# Can I borrow $4000?



## Crazy8 (Feb 4, 2014)

I just gotta have it!

http://www.ebay.com/itm/Vintage-schwinn-bicycle-/141184101067?hash=item20df3a6acb


----------



## jkent (Feb 4, 2014)

Do you think he's off by about 25 years? rotf


----------



## Crazy8 (Feb 4, 2014)

jkent said:


> Do you think he's off by about 25 years? rotf




"over time the parta just dissapeared"........................."THIS IS S-PARTA"

And parts from other bikes just appeared?

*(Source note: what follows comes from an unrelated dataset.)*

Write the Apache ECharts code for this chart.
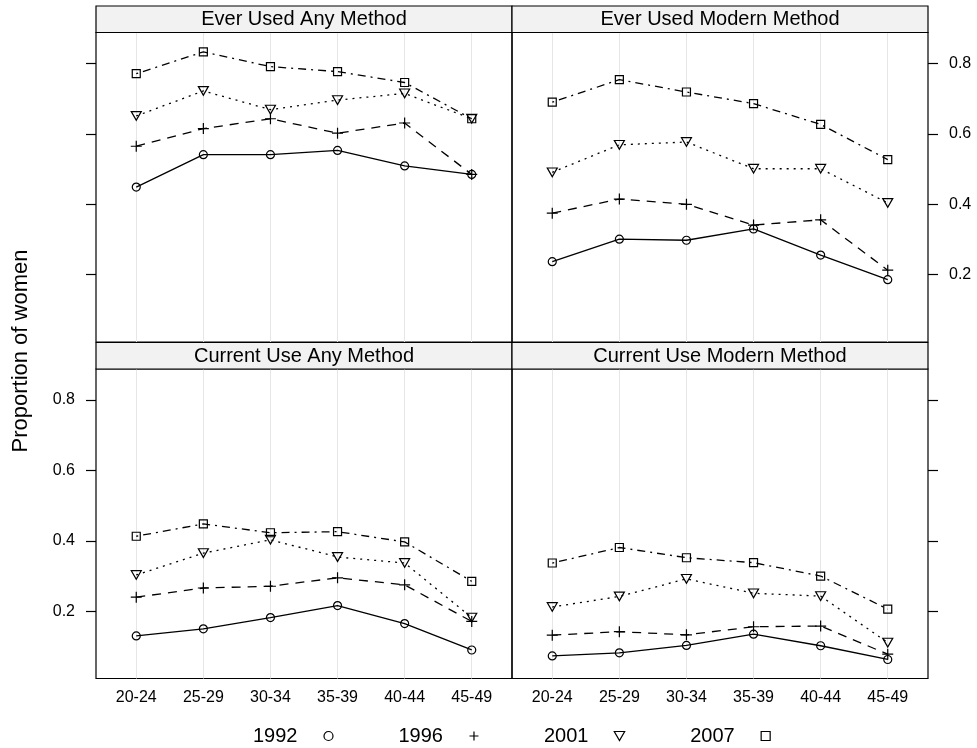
<!DOCTYPE html>
<html><head><meta charset="utf-8">
<script src="https://cdn.jsdelivr.net/npm/echarts@6/dist/echarts.min.js"></script>
<style>html,body{margin:0;padding:0;background:#fff}#c{width:977px;height:748px}</style>
</head><body><div id="c"></div><script>
const ageGroups = ['20-24','25-29','30-34','35-39','40-44','45-49'];
const years = ['1992','1996','2001','2007'];
const panelTitles = ['Ever Used Any Method','Ever Used Modern Method','Current Use Any Method','Current Use Modern Method'];
const yTicks = [0.2, 0.4, 0.6, 0.8];

const everAny1992 = [0.449,0.541,0.541,0.553,0.509,0.485];
const everAny1996 = [0.565,0.615,0.643,0.602,0.631,0.485];
const everAny2001 = [0.651,0.722,0.669,0.696,0.715,0.643];
const everAny2007 = [0.771,0.833,0.791,0.777,0.746,0.643];

const everModern1992 = [0.237,0.301,0.298,0.330,0.256,0.186];
const everModern1996 = [0.375,0.415,0.400,0.341,0.356,0.213];
const everModern2001 = [0.491,0.569,0.577,0.501,0.501,0.404];
const everModern2007 = [0.690,0.754,0.719,0.686,0.627,0.527];

const currAny1992 = [0.130,0.150,0.182,0.216,0.165,0.090];
const currAny1996 = [0.240,0.266,0.271,0.295,0.275,0.171];
const currAny2001 = [0.303,0.365,0.403,0.354,0.337,0.182];
const currAny2007 = [0.413,0.448,0.423,0.426,0.397,0.285];

const currModern1992 = [0.073,0.082,0.103,0.135,0.102,0.063];
const currModern1996 = [0.132,0.142,0.133,0.156,0.158,0.078];
const currModern2001 = [0.212,0.242,0.292,0.251,0.243,0.111];
const currModern2007 = [0.337,0.381,0.352,0.338,0.300,0.206];

const panelData = [
  [everAny1992, everAny1996, everAny2001, everAny2007],
  [everModern1992, everModern1996, everModern2001, everModern2007],
  [currAny1992, currAny1996, currAny2001, currAny2007],
  [currModern1992, currModern1996, currModern2001, currModern2007]
];

const FONT = '"Liberation Sans", Arial, Helvetica, sans-serif';
const PLUS = 'path://M0,5L10,5M5,0L5,10';
const TRI = 'path://M0,0L10,0L5,8.66Z';
const SQ = 'path://M0,0L10,0L10,10L0,10Z';
const symbols = ['circle', PLUS, TRI, SQ];
const symbolSizes = [8, 11, [10, 8.7], 8];
const dashes = ['solid', [9, 7], [2, 5], [2, 5, 8, 5]];

const gridBoxes = [
  {left: 96, top: 32.5},
  {left: 512, top: 32.5},
  {left: 96, top: 369},
  {left: 512, top: 369}
];
const GW = 416, GH = 309.5, STRIP = 26.5;

const grids = gridBoxes.map(g => ({left: g.left, top: g.top, width: GW, height: GH,
  show: true, borderColor: '#000', borderWidth: 1.2, backgroundColor: 'transparent'}));

const xAxes = gridBoxes.map((g, i) => ({
  type: 'value', gridIndex: i, min: 0.4, max: 6.6, splitNumber: 6,
  axisLine: {show: false},
  axisTick: {show: false, customValues: [1,2,3,4,5,6]},
  splitLine: {show: true, lineStyle: {color: '#e6e6e6', width: 1}},
  axisLabel: {show: i >= 2, customValues: [1,2,3,4,5,6], fontSize: 16, color: '#000', fontFamily: FONT, margin: 11,
    formatter: v => (Math.abs(v - Math.round(v)) < 1e-6 && ageGroups[Math.round(v) - 1]) ? ageGroups[Math.round(v) - 1] : ''}
}));

const yAxes = gridBoxes.map((g, i) => ({
  type: 'value', gridIndex: i, min: 0.009, max: 0.888,
  position: (i % 2 === 0) ? 'left' : 'right',
  axisLine: {show: false},
  splitLine: {show: false},
  axisTick: {show: true, length: 10, inside: false, customValues: yTicks, lineStyle: {color: '#000', width: 1.2}},
  axisLabel: {show: i === 1 || i === 2, customValues: yTicks, fontSize: 16, color: '#000', fontFamily: FONT, margin: 21,
    formatter: v => yTicks.some(t => Math.abs(t - v) < 1e-6) ? v.toFixed(1) : ''}
}));

const series = [];
panelData.forEach((sets, p) => {
  sets.forEach((vals, k) => {
    series.push({
      type: 'line', name: years[k], xAxisIndex: p, yAxisIndex: p,
      data: vals.map((v, i) => [i + 1, v]),
      symbol: symbols[k], symbolSize: symbolSizes[k],
      showAllSymbol: true,
      itemStyle: {color: 'none', borderColor: '#000', borderWidth: 1.2},
      lineStyle: {color: '#000', width: 1.3, type: dashes[k]},
      emphasis: {disabled: true},
      silent: true, z: 3
    });
  });
});

const graphics = [];
gridBoxes.forEach((g, i) => {
  graphics.push({type: 'rect', shape: {x: g.left, y: g.top - STRIP, width: GW, height: STRIP},
    style: {fill: '#f2f2f2', stroke: '#000', lineWidth: 1.2}, z: 10});
  graphics.push({type: 'text', x: g.left + GW / 2, y: g.top - STRIP / 2 + 0.5,
    style: {text: panelTitles[i], fill: '#000', font: '20px ' + FONT, align: 'center', verticalAlign: 'middle'}, z: 11});
});
graphics.push({type: 'text', x: 21, y: 351, rotation: Math.PI / 2,
  style: {text: 'Proportion of women', fill: '#000', font: '22px ' + FONT, align: 'center', verticalAlign: 'middle'}});

const chart = echarts.init(document.getElementById('c'), null, {renderer: 'canvas'});
chart.setOption({
  animation: false,
  backgroundColor: '#fff',
  grid: grids,
  xAxis: xAxes,
  yAxis: yAxes,
  series: series,
  graphic: graphics,
  legend: {
    left: 253, top: 726, orient: 'horizontal', padding: 0,
    align: 'right', itemWidth: 52, itemHeight: 9, itemGap: 63,
    selectedMode: false,
    textStyle: {fontSize: 20, color: '#000', fontFamily: FONT},
    itemStyle: {color: 'none', borderColor: '#000', borderWidth: 1.2},
    data: years.map((y, k) => ({name: y, icon: symbols[k]}))
  }
});
</script></body></html>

Is that actually a Schwinn frame?


----------



## bikewhorder (Feb 4, 2014)

I'll lend you the money as an "angel investor" but I'm expecting a big return on my investment.  I'm pretty sure sure its actually a 50's JC Higgins but don't tell him, I want to capitalize on his ignorance.


----------



## Freqman1 (Feb 4, 2014)

I don't even think that is a Schwinn frame? Where does someone come up with $4k for a POS frame? They can obviously use the internet but can't do a little research to actually find out what they have? At least its entertaining! V/r Shawn


----------



## Crazy8 (Feb 4, 2014)

Freqman1 said:


> I don't even think that is a Schwinn frame? Where does someone come up with $4k for a POS frame? They can obviously use the internet but can't do a little research to actually find out what they have? At least its entertaining! V/r Shawn





Entertaining would be hitting the "Buy It Now" button, then letting him sit there forever waiting for payment.

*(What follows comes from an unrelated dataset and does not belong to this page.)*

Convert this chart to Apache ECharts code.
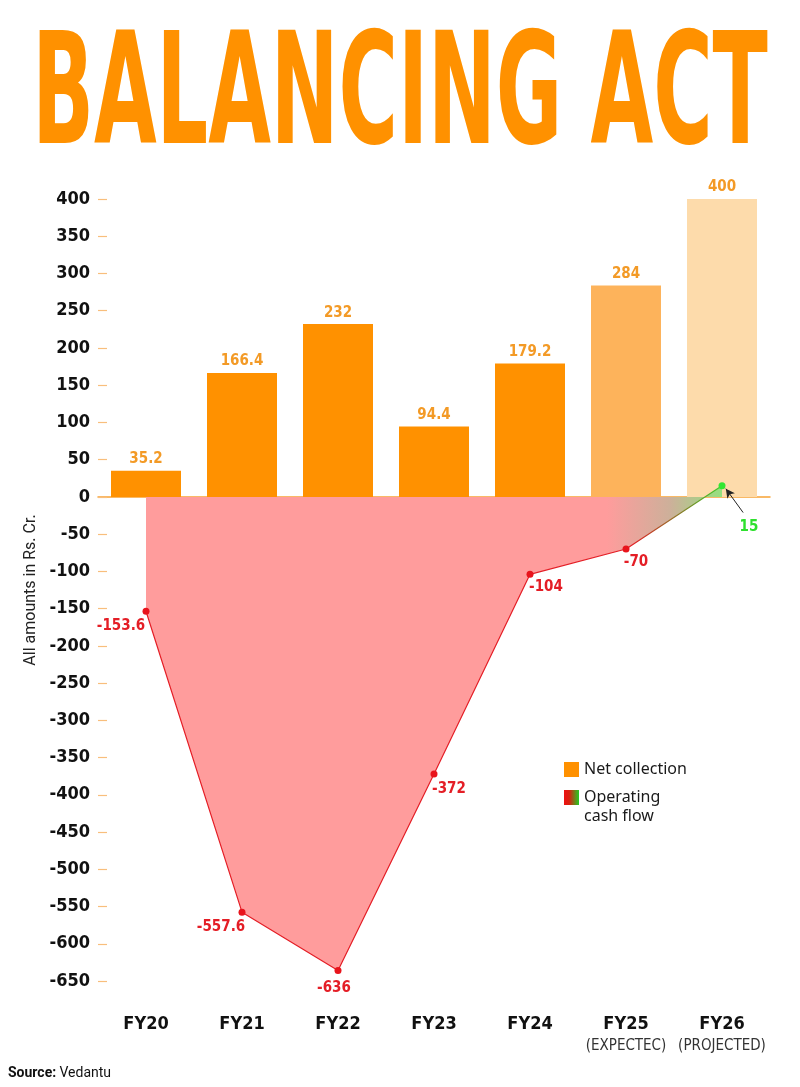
<!DOCTYPE html>
<html>
<head>
<meta charset="utf-8">
<style>
  html, body { margin: 0; padding: 0; background: #ffffff; }
  #chart { width: 800px; height: 1087px; }
</style>
<script src="https://cdn.jsdelivr.net/npm/echarts@6/dist/echarts.min.js"></script>
</head>
<body>
<div id="chart"></div>
<script>
// ---- data ----
var categories = ['FY20', 'FY21', 'FY22', 'FY23', 'FY24', 'FY25', 'FY26'];
var categorySubLabels = ['', '', '', '', '', '(EXPECTEC)', '(PROJECTED)'];
var netCollection = [35.2, 166.4, 232, 94.4, 179.2, 284, 400];
var operatingCashFlow = [-153.6, -557.6, -636, -372, -104, -70, 15];
var yTickMin = -650;
var yTickMax = 400;
var yTickStep = 50;
var arrowFrom = [6.22, -21];
var arrowTo = [6.04, 11];

// ---- styles ----
var NARROW = '"DejaVu Sans Condensed", "DejaVu Sans", sans-serif';
var ORANGE = '#FF9100';
var barColors = [ORANGE, ORANGE, ORANGE, ORANGE, ORANGE, '#FDB35B', '#FDDBAB'];
var lineLabelOffsets = [[-25, 15], [-21, 15], [-4, 18], [15, 15], [16, 13], [10, 13], [27, 41]];

var chart = echarts.init(document.getElementById('chart'), null, { renderer: 'canvas' });

var barData = netCollection.map(function (v, i) {
  return { value: v, itemStyle: { color: barColors[i] } };
});
var lineData = operatingCashFlow.map(function (v, i) {
  var last = i === operatingCashFlow.length - 1;
  return {
    value: v,
    itemStyle: { color: last ? '#33E633' : '#E8141C' },
    label: {
      offset: lineLabelOffsets[i],
      color: last ? '#2EE02E' : '#E41E26'
    }
  };
});

var legendText = { fontFamily: '"Noto Sans", sans-serif', fontSize: 16, color: '#1a1a1a', lineHeight: 19 };

var option = {
  backgroundColor: '#ffffff',
  animation: false,
  grid: { left: 98, right: 30, top: 199, bottom: 106, containLabel: false },
  legend: [
    {
      orient: 'vertical', left: 564, top: 760, padding: 0,
      icon: 'rect', itemWidth: 15, itemHeight: 15,
      selectedMode: false,
      textStyle: legendText,
      data: [{ name: 'Net collection', itemStyle: { color: ORANGE } }]
    },
    {
      orient: 'vertical', left: 564, top: 769, padding: 0,
      icon: 'rect', itemWidth: 15, itemHeight: 15,
      selectedMode: false,
      formatter: function () { return ' \nOperating\ncash flow'; },
      textStyle: legendText,
      data: [{
        name: 'Operating cash flow',
        itemStyle: {
          color: new echarts.graphic.LinearGradient(0, 0, 1, 0, [
            { offset: 0, color: '#EE1111' },
            { offset: 0.35, color: '#D8200F' },
            { offset: 1, color: '#22CC22' }
          ])
        }
      }]
    }
  ],
  xAxis: [
    {
      type: 'category',
      data: categories,
      position: 'bottom',
      boundaryGap: true,
      axisLine: { show: false, onZero: false },
      axisTick: { show: false },
      axisLabel: {
        interval: 0,
        margin: 32,
        formatter: function (val, idx) {
          var sub = categorySubLabels[idx];
          return sub ? '{a|' + val + '}\n{b|' + sub + '}' : '{a|' + val + '}';
        },
        rich: {
          a: { fontFamily: NARROW, fontWeight: 'bold', fontSize: 18, color: '#111111', lineHeight: 22 },
          b: { fontFamily: NARROW, fontWeight: 'normal', fontSize: 15, color: '#333333', lineHeight: 22 }
        }
      }
    },
    {
      type: 'category',
      data: categories,
      position: 'top',
      boundaryGap: true,
      axisLine: { show: true, onZero: true, lineStyle: { color: '#F7A235', width: 1.5 } },
      axisTick: { show: false },
      axisLabel: { show: false }
    },
    {
      type: 'value',
      min: -0.5, max: 6.5,
      show: false,
      axisLine: { onZero: false }
    }
  ],
  yAxis: {
    type: 'value',
    min: yTickMin, max: yTickMax, interval: yTickStep,
    name: 'All amounts in Rs. Cr.',
    nameLocation: 'middle',
    nameGap: 51,
    nameRotate: 90,
    nameTextStyle: { fontFamily: 'Roboto, sans-serif', fontSize: 16, color: '#222222' },
    axisLine: { show: false, onZero: false },
    axisTick: { show: true, inside: true, length: 9, lineStyle: { color: '#F8BE7C', width: 1.2 } },
    splitLine: { show: false },
    axisLabel: {
      margin: 8,
      fontFamily: NARROW, fontWeight: 'bold', fontSize: 18, color: '#111111'
    }
  },
  series: [
    {
      name: 'Net collection',
      type: 'bar',
      xAxisIndex: 0,
      data: barData,
      barWidth: 70,
      itemStyle: { color: ORANGE },
      label: {
        show: true, position: 'top', distance: 4,
        fontFamily: NARROW, fontWeight: 'bold', fontSize: 15, color: '#F39A26'
      },
      z: 2
    },
    {
      name: 'Operating cash flow',
      type: 'line',
      xAxisIndex: 0,
      data: lineData,
      symbol: 'circle',
      symbolSize: 7,
      lineStyle: {
        width: 1.2,
        color: new echarts.graphic.LinearGradient(0, 0, 1, 0, [
          { offset: 0, color: '#E41E26' },
          { offset: 0.84, color: '#E41E26' },
          { offset: 1, color: '#36D22A' }
        ])
      },
      areaStyle: {
        opacity: 1,
        color: new echarts.graphic.LinearGradient(0, 0, 1, 0, [
          { offset: 0, color: '#FF9C9C' },
          { offset: 0.8, color: '#FF9C9C' },
          { offset: 0.91, color: '#CDB09A' },
          { offset: 1, color: '#94E07E' }
        ])
      },
      label: {
        show: true, position: 'inside',
        fontFamily: NARROW, fontWeight: 'bold', fontSize: 15
      },
      z: 3
    },
    {
      name: 'arrow',
      type: 'line',
      xAxisIndex: 2,
      data: [],
      silent: true,
      markLine: {
        silent: true,
        symbol: ['none', 'arrow'],
        symbolSize: [7, 9],
        label: { show: false },
        lineStyle: { color: '#222222', width: 1, type: 'solid' },
        data: [[{ coord: arrowFrom }, { coord: arrowTo }]]
      },
      z: 4
    }
  ],
  graphic: [
    {
      type: 'text',
      x: 400, y: 103,
      scaleX: 0.9,
      scaleY: 1.55,
      style: {
        text: 'BALANCING ACT',
        font: 'bold 100px ' + NARROW,
        fill: ORANGE,
        align: 'center',
        verticalAlign: 'middle'
      }
    },
    {
      type: 'text',
      left: 8, top: 1066,
      style: {
        rich: {
          s: { fontFamily: 'Roboto, sans-serif', fontWeight: 'bold', fontSize: 14, fill: '#111111' },
          v: { fontFamily: 'Roboto, sans-serif', fontWeight: 'normal', fontSize: 14, fill: '#111111' }
        },
        text: '{s|Source:} {v|Vedantu}'
      }
    }
  ]
};

chart.setOption(option);
</script>
</body>
</html>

OMG! OMG! OMG!  I just sold a frame for $4000!  OMG! OMG! OMG!


----------



## nateyboy (Feb 4, 2014)

I was interested, but the shipping seems a little high for a frame only...
:lol:


----------



## filmonger (Feb 4, 2014)

I am curious - has anyone ever been able to sell the Brooklyn bridge?


----------



## bikecrazy (Feb 4, 2014)

Looks like a late 40's Murray frame with an older chain ring. I'm guessing they missed the decimal point and wanted $40.


----------



## Fltwd57 (Feb 4, 2014)

It's a tiny Murray frame too.. Looks like a 20 incher. Maybe $4.00 is more realistic?!


----------



## 37fleetwood (Feb 4, 2014)

you guys are just mean. it could be a prototype...


----------



## JKT (Feb 4, 2014)

Please look again  !! its reduced to only $2000.00 now !!


----------



## Crazy8 (Feb 4, 2014)

JKT said:


> Please look again  !! its reduced to only $2000.00 now !!





Great.  Now this post is only half as funny!   

Wait!  3 people are watching it!


----------